Lire le Journal de Renaud Camus est toujours un grand plaisir littéraire. Renaud Camus est un immense styliste, bien ancré dans la grande tradition française, qui va notamment de Saint-Simon à André Gide : clarté et précision de l'expression, équilibre de la phrase, choix attentif des mots (avec le recours régulier à quelques expressions étrangères, tirées de langues qu'il connaît et apprécie, l'italien et l'anglais essentiellement, lorsqu'il leur trouve une saveur particulière), ce qu'il faut d'humour, enfin, pour agrémenter l'ensemble.
Le style n'est pas tout. L'intérêt du Journal de Renaud Camus réside aussi beaucoup sur ses réflexions sur l'art et sur la société. C'est un homme de goût, qui sait très bien parler des œuvres qu'il apprécie, qu'il s'agisse de peintures (avec une affection particulièrement marquée pour certains peintres italiens et français du 17e siècle, ou des artistes contemporains, Marcheschi ou Cy Twombly notamment), d'oeuvres musicales (avec un penchant marqué pour la musique romantique et post-romantique) ou littéraires.

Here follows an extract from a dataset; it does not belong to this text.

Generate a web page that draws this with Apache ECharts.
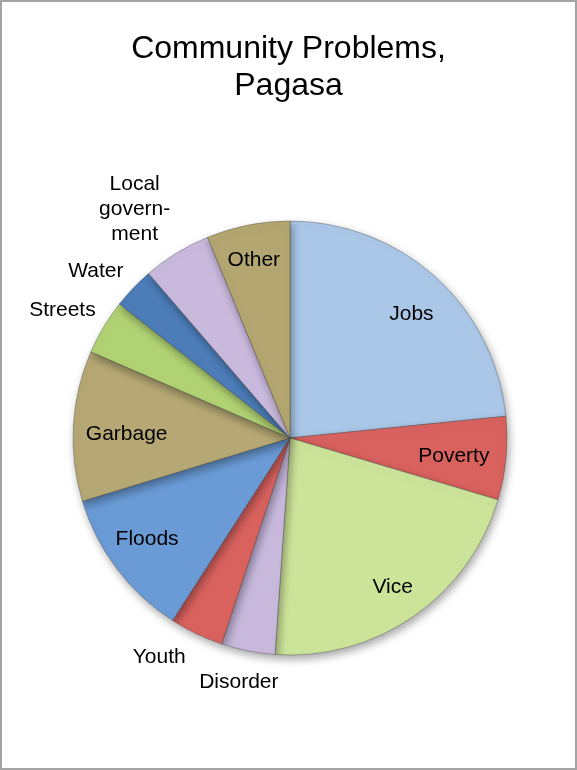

Sur la société, il a des opinions très marquées, souvent très intéressantes, malgré ce que je considère comme de nombreux excès. Pour résumer (au risque bien entendu d'être très réducteur), je dirais qu'il souhaiterait faire revenir l'ensemble de la société française dans le monde de la bourgeoisie de province des années 1950, dans lequel il a été élevé et tel qu'iĺ l'idéalise aujourd'hui. Renaud Camus ne supporte pas le monde d'aujourd'hui et rêverait de vivre isolé au milieu d'une campagne sans voisin, sans grande route, sans publicité, sans industrie, etc. Ce refus de s'adapter va parfois assez loin. Le cas des courriels est un exemple parlant. Il se trouve que l'habitude a fait que les formules de politesse dans les courriels ("Bonjour" pour débuter, "Cordialement" pour conclure) ne soient pas les mêmes que celles couramment admises pour les courriers papiers. Renaud Camus n'accepte pas cet état de fait et refuse même par principe de répondre à un courriel écrit de cette façon. Cela me fait revenir à Saint-Simon, que j'évoquais plus haut. Un des éléments les plus récurrents de ses superbes mémoires est son indignation outragée lorsque certaines traditions, notamment les règles de préséance liées à la noblesse et à la naissance, ne sont pas respectées à la lettre. Ces indignations pour des règles qui sont dépassées depuis plusieurs siècles semblent aujourd'hui bien ridicules à la lecture de l'œuvre de ce grand mémorialiste. La richesse du style et l'attachement à des normes de société au moins partiellement dépassées font que je ne peux m'empêcher de rapprocher ces deux auteurs. Dans les deux cas, je tire un très grand plaisir de lecture de leurs œuvres monumentales.